** Provided material **
-- Begin --

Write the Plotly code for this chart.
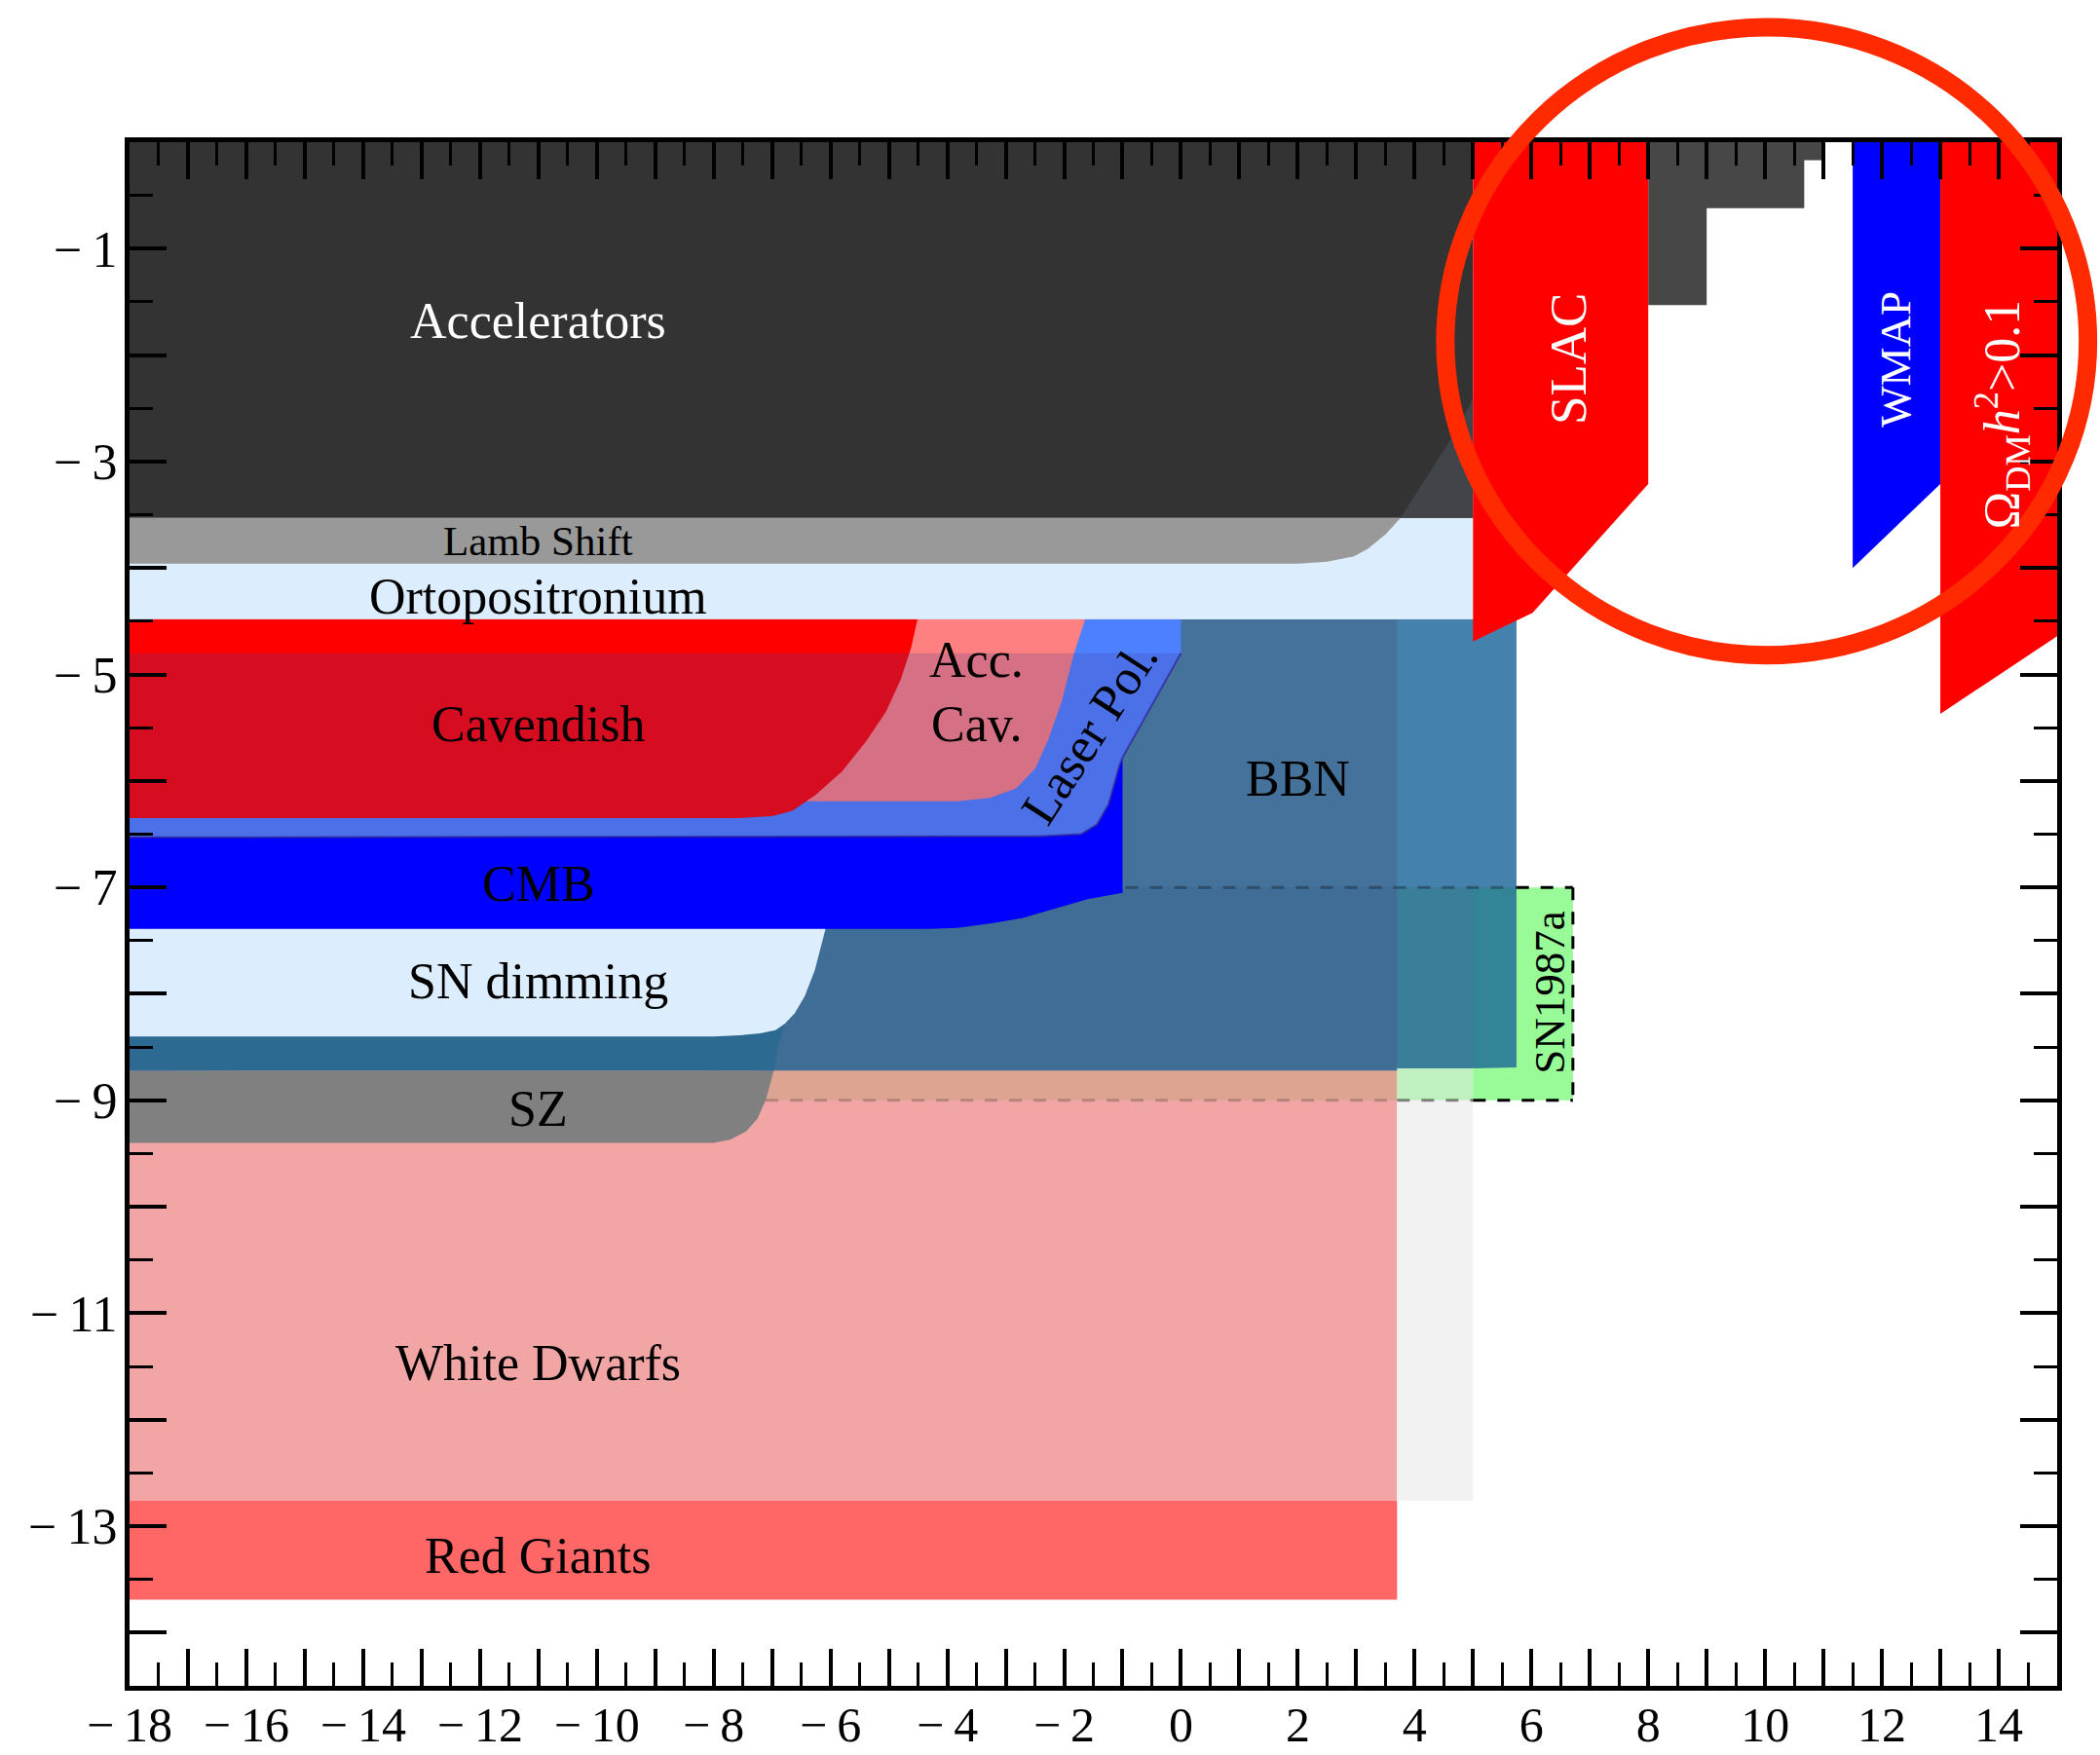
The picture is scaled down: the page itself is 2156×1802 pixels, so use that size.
import plotly.graph_objects as go

# ---------------- axis frame ----------------
X_RANGE = [-18, 15]
Y_RANGE = [-14.5, 0]
MINUS = "\u2212\u2009"
x_label_vals = list(range(-18, 15, 2))
x_labels = [MINUS + str(-v) if v < 0 else str(v) for v in x_label_vals]
x_long_vals = list(range(-17, 15, 2))
x_minor = [v + 0.5 for v in range(-18, 15)]
y_label_vals = list(range(-13, 0, 2))
y_labels = [MINUS + str(-v) for v in y_label_vals]
y_long_vals = list(range(-14, 0, 2))
y_minor = [v + 0.5 for v in range(-15, 0) if v + 0.5 > -14.5]

# ---------------- exclusion regions (log10 m, log10 chi) ----------------
# accelerators (upper-left block) and the lighter wedge at its lower right
acc_x = [-18, 5, 5, -18]
acc_y = [0, 0, -3.53, -3.53]
acc_wedge_x = [3.76, 4.18, 4.63, 5.0, 5.0]
acc_wedge_y = [-3.53, -3.17, -2.78, -2.41, -3.53]
acc_step_x = [8, 11, 11, 10.67, 10.67, 9, 9, 8]
acc_step_y = [0, 0, -0.17, -0.17, -0.62, -0.62, -1.53, -1.53]

lamb_x = [-18, 3.76, 3.51, 3.2, 2.96, 2.5, 2.01, -18]
lamb_y = [-3.53, -3.53, -3.68, -3.82, -3.89, -3.94, -3.96, -3.96]

ortho_x = [-18, 5, 5, -18]
ortho_y = [-3.53, -3.53, -4.48, -4.48]

cav_x = [-18, -4.51, -4.62, -4.80, -5.05, -5.38, -5.80, -6.25, -6.65, -7.0, -7.6, -18]
cav_y = [-4.48, -4.48, -4.75, -5.05, -5.35, -5.62, -5.91, -6.13, -6.28, -6.33, -6.35, -6.35]

acccav_x = [-18, -1.64, -1.83, -2.04, -2.27, -2.49, -2.82, -3.27, -3.83, -18]
acccav_y = [-4.48, -4.48, -4.80, -5.25, -5.61, -5.88, -6.07, -6.16, -6.19, -6.19]

laser_x = [-18, 0.0, 0.0, -0.55, -0.99, -1.05, -1.10, -1.24, -1.44, -1.71, -2.44, -18]
laser_y = [-4.48, -4.48, -4.80, -5.34, -5.77, -5.85, -5.95, -6.22, -6.41, -6.50, -6.52, -6.53]
shade_top = -4.80   # upper edge of the translucent band over the lab bounds

cmb_x = [-18, -1.0, -1.0, -1.6, -2.16, -2.72, -3.27, -3.83, -4.3, -18]
cmb_y = [-6.0, -5.8, -7.05, -7.11, -7.20, -7.29, -7.34, -7.38, -7.39, -7.39]

sndim_x = [-18, -6.0, -6.09, -6.27, -6.44, -6.61, -6.78, -6.94, -7.2, -7.55, -8.0, -18]
sndim_y = [-7.0, -7.0, -7.40, -7.78, -8.02, -8.18, -8.28, -8.34, -8.37, -8.39, -8.40, -8.40]

bbn_x = [-18, 5.74, 5.74, -18]
bbn_y = [-4.48, -4.48, -8.69, -8.72]
bbn_col_x = [3.7, 5.74, 5.74, 3.7]
bbn_col_y = [-4.48, -4.48, -7.0, -7.0]
bbn_box_x = [-7.2, 3.7, 3.7, -7.2]
bbn_box_y = [-7.0, -7.0, -8.72, -8.72]
bbn_box_mid_x = [3.7, 5.0, 5.0, 3.7]
bbn_box_mid_y = [-7.0, -7.0, -8.70, -8.70]
bbn_box_right_x = [5.0, 5.74, 5.74, 5.0]
bbn_box_right_y = [-7.0, -7.0, -8.69, -8.70]

# SZ: right-hand boundary from top to bottom
sz_curve_x = [-6.74, -6.80, -6.89, -6.97, -7.04, -7.11, -7.25, -7.44, -7.72, -8.0]
sz_curve_y = [-8.20, -8.31, -8.48, -8.72, -8.86, -9.00, -9.17, -9.29, -9.37, -9.40]
sz_split = 3  # index where the curve leaves the BBN band

wd_x = [-18, 3.7, 3.7, -18]
wd_y = [-8.72, -8.72, -12.76, -12.76]
rg_x = [-18, 3.7, 3.7, -18]
rg_y = [-12.76, -12.76, -13.69, -13.69]
sun_x = [3.7, 5.0, 5.0, 3.7]
sun_y = [-9.0, -9.0, -12.76, -12.76]

sn87_x = [5.0, 6.71, 6.71, 5.0]
sn87_y = [-7.0, -7.0, -9.0, -9.0]
sn87_sun_x = [3.7, 5.0, 5.0, 3.7]
sn87_sun_y = [-8.70, -8.70, -9.0, -9.0]
sn87_wd_x = [-8.0, 3.7, 3.7, -8.0]
sn87_wd_y = [-8.72, -8.72, -9.0, -9.0]
sn87_box = dict(x0=6.71, top=-7.0, bottom=-9.0, top_from=-0.95, bottom_from=-7.11)

slac_x = [5, 8, 8, 6.02, 5]
slac_y = [0, 0, -3.21, -4.42, -4.69]
wmap_x = [11.5, 13, 13, 11.5]
wmap_y = [0, 0, -3.21, -4.0]
omega_x = [13, 15, 15, 13]
omega_y = [0, 0, -4.64, -5.37]

# ---------------- labels ----------------
label_text = ["Accelerators", "Lamb Shift", "Ortopositronium", "Cavendish", "Acc.", "Cav.",
              "CMB", "BBN", "SN dimming", "SZ", "White Dwarfs", "Red Giants"]
label_x = [-11.0, -11.0, -11.0, -11.0, -3.5, -3.5, -11.0, 2.0, -11.0, -11.0, -11.0, -11.0]
label_y = [-1.68, -3.75, -4.27, -5.47, -4.86, -5.47, -6.97, -5.98, -7.88, -9.08, -11.47, -13.28]
label_size = [52, 43, 52, 52, 52, 52, 52, 52, 52, 52, 52, 52]
label_color = ["white"] + ["black"] * 11

FONT = "Liberation Serif, Times New Roman, serif"

fig = go.Figure()


def region(xs, ys, color):
    fig.add_trace(go.Scatter(x=xs, y=ys, mode="lines", fill="toself", fillcolor=color,
                             line=dict(width=0, color=color), hoverinfo="skip",
                             showlegend=False))


# bottom layers: astrophysical bounds
region(wd_x, wd_y, "#f1a5a5")
region(rg_x, rg_y, "#ff6666")
region(sun_x, sun_y, "#f2f2f2")
region(sn87_wd_x, sn87_wd_y, "#dca491")
region(sn87_sun_x, sn87_sun_y, "#c0f0c0")
region(sn87_x, sn87_y, "#98fb98")

sz_lo_x = [-18] + sz_curve_x[sz_split:] + [-18]
sz_lo_y = [sz_curve_y[sz_split]] + sz_curve_y[sz_split:] + [sz_curve_y[-1]]
region(sz_lo_x, sz_lo_y, "#808080")

# BBN and its overlaps
region(bbn_x, bbn_y, "#44729a")
region(bbn_col_x, bbn_col_y, "#4482ad")
region(bbn_box_x, bbn_box_y, "#3f6d95")
region(bbn_box_mid_x, bbn_box_mid_y, "#3a7e99")
region(bbn_box_right_x, bbn_box_right_y, "#348497")
sz_hi_x = [-18] + sz_curve_x[:sz_split + 1] + [-18]
sz_hi_y = [sz_curve_y[0]] + sz_curve_y[:sz_split + 1] + [sz_curve_y[sz_split]]
region(sz_hi_x, sz_hi_y, "#2d6a92")

region(sndim_x, sndim_y, "#dcedfd")
region(cmb_x, cmb_y, "#0000ff")

# laboratory bounds
region(laser_x, laser_y, "#4d80ff")
region(acccav_x, acccav_y, "#ff8080")
region(cav_x, cav_y, "#ff0000")
shade_x = [-18] + laser_x[2:]
shade_y = [shade_top] + laser_y[2:]
region(shade_x, shade_y, "rgba(68,55,150,0.22)")
fig.add_trace(go.Scatter(x=laser_x[2:], y=laser_y[2:], mode="lines",
                         line=dict(width=2, color="rgba(50,40,150,0.75)"),
                         hoverinfo="skip", showlegend=False))

region(ortho_x, ortho_y, "#dcedfd")
region(lamb_x, lamb_y, "#999999")
region(acc_x, acc_y, "#333333")
region(acc_wedge_x, acc_wedge_y, "#41454a")
region(acc_step_x, acc_step_y, "#474747")

# dark matter / cosmology bands at high mass
region(slac_x, slac_y, "#ff0000")
region(wmap_x, wmap_y, "#0000ff")
region(omega_x, omega_y, "#ff0000")

# SN1987a dashed outline
b = sn87_box
dash = "13px,12px"
seg = [
    ([b["top_from"], 5.74], [b["top"], b["top"]], "rgba(0,0,0,0.3)"),
    ([5.74, b["x0"]], [b["top"], b["top"]], "black"),
    ([b["x0"], b["x0"]], [b["top"], b["bottom"]], "black"),
    ([b["bottom_from"], 3.7], [b["bottom"], b["bottom"]], "rgba(0,0,0,0.2)"),
    ([3.7, 5.0], [b["bottom"], b["bottom"]], "rgba(0,0,0,0.45)"),
    ([5.0, b["x0"]], [b["bottom"], b["bottom"]], "black"),
]
for xs, ys, c in seg:
    fig.add_trace(go.Scatter(x=xs, y=ys, mode="lines", line=dict(width=3, color=c, dash=dash),
                             hoverinfo="skip", showlegend=False))

# empty trace that carries the secondary (unlabelled long-tick) axes
fig.add_trace(go.Scatter(x=[None], y=[None], xaxis="x2", yaxis="y2", mode="lines",
                         hoverinfo="skip", showlegend=False))

# ---------------- text ----------------
for t, x, y, s, c in zip(label_text, label_x, label_y, label_size, label_color):
    fig.add_annotation(x=x, y=y, text=t, showarrow=False, font=dict(family=FONT, size=s, color=c),
                       xanchor="center", yanchor="middle")

fig.add_annotation(x=-1.56, y=-5.54, text="Laser Pol.", showarrow=False, textangle=-57,
                   font=dict(family=FONT, size=52, color="black"))
fig.add_annotation(x=6.32, y=-7.98, text="SN1987a", showarrow=False, textangle=-90,
                   font=dict(family=FONT, size=45, color="black"))
fig.add_annotation(x=6.63, y=-2.04, text="SLAC", showarrow=False, textangle=-90,
                   font=dict(family=FONT, size=53, color="white"))
fig.add_annotation(x=12.23, y=-2.04, text="WMAP", showarrow=False, textangle=-90,
                   font=dict(family=FONT, size=45, color="white"))
fig.add_annotation(x=14.06, y=-2.56, text="\u03a9<sub>DM</sub><i>h</i><sup>2</sup>&gt;0.1",
                   showarrow=False, textangle=-90, font=dict(family=FONT, size=52, color="white"))

# highlight ring around the high-mass corner
fig.add_shape(type="circle", xref="paper", yref="paper", x0=0.6826, x1=1.016, y0=0.6677, y1=1.0744,
              line=dict(color="#ff2a00", width=19), layer="above")

tick_style = dict(showgrid=False, zeroline=False, showline=True, linecolor="black", linewidth=5,
                  mirror="ticks", ticks="inside", ticklen=38, tickwidth=3.5, tickcolor="black",
                  tickmode="array", automargin=False)
minor_style = dict(ticks="inside", ticklen=24, tickwidth=3, tickcolor="black", tickmode="array")

fig.update_layout(
    xaxis=dict(range=X_RANGE, tickvals=x_label_vals, ticktext=x_labels, ticklabelstandoff=-8,
               tickfont=dict(family=FONT, size=50, color="black"),
               minor=dict(tickvals=x_minor, **minor_style), **tick_style),
    yaxis=dict(range=Y_RANGE, tickvals=y_label_vals, ticktext=y_labels, ticklabelstandoff=-3,
               tickfont=dict(family=FONT, size=52, color="black"),
               minor=dict(tickvals=y_minor, **minor_style), **tick_style),
    xaxis2=dict(range=X_RANGE, overlaying="x", anchor="y2", side="bottom", tickvals=x_long_vals,
                showticklabels=False, **tick_style),
    yaxis2=dict(range=Y_RANGE, overlaying="y", anchor="x2", side="left", tickvals=y_long_vals,
                showticklabels=False, **tick_style),
)

fig.update_layout(width=2156, height=1802, autosize=False,
                  margin=dict(l=133, r=44, t=146, b=71, pad=0),
                  paper_bgcolor="white", plot_bgcolor="white", showlegend=False)

fig.write_html("out.html")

-- End --

** The exercise **
Skip the pictures and restate exactly the lines from the beginning of the listing to the line with "acc_step_y = [0, 0, -0.17, -0.17, -0.62, -0.62, -1.53, -1.53]", that line included.

** Exercise solution **
Write the Plotly code for this chart.
The picture is scaled down: the page itself is 2156×1802 pixels, so use that size.
import plotly.graph_objects as go

# ---------------- axis frame ----------------
X_RANGE = [-18, 15]
Y_RANGE = [-14.5, 0]
MINUS = "\u2212\u2009"
x_label_vals = list(range(-18, 15, 2))
x_labels = [MINUS + str(-v) if v < 0 else str(v) for v in x_label_vals]
x_long_vals = list(range(-17, 15, 2))
x_minor = [v + 0.5 for v in range(-18, 15)]
y_label_vals = list(range(-13, 0, 2))
y_labels = [MINUS + str(-v) for v in y_label_vals]
y_long_vals = list(range(-14, 0, 2))
y_minor = [v + 0.5 for v in range(-15, 0) if v + 0.5 > -14.5]

# ---------------- exclusion regions (log10 m, log10 chi) ----------------
# accelerators (upper-left block) and the lighter wedge at its lower right
acc_x = [-18, 5, 5, -18]
acc_y = [0, 0, -3.53, -3.53]
acc_wedge_x = [3.76, 4.18, 4.63, 5.0, 5.0]
acc_wedge_y = [-3.53, -3.17, -2.78, -2.41, -3.53]
acc_step_x = [8, 11, 11, 10.67, 10.67, 9, 9, 8]
acc_step_y = [0, 0, -0.17, -0.17, -0.62, -0.62, -1.53, -1.53]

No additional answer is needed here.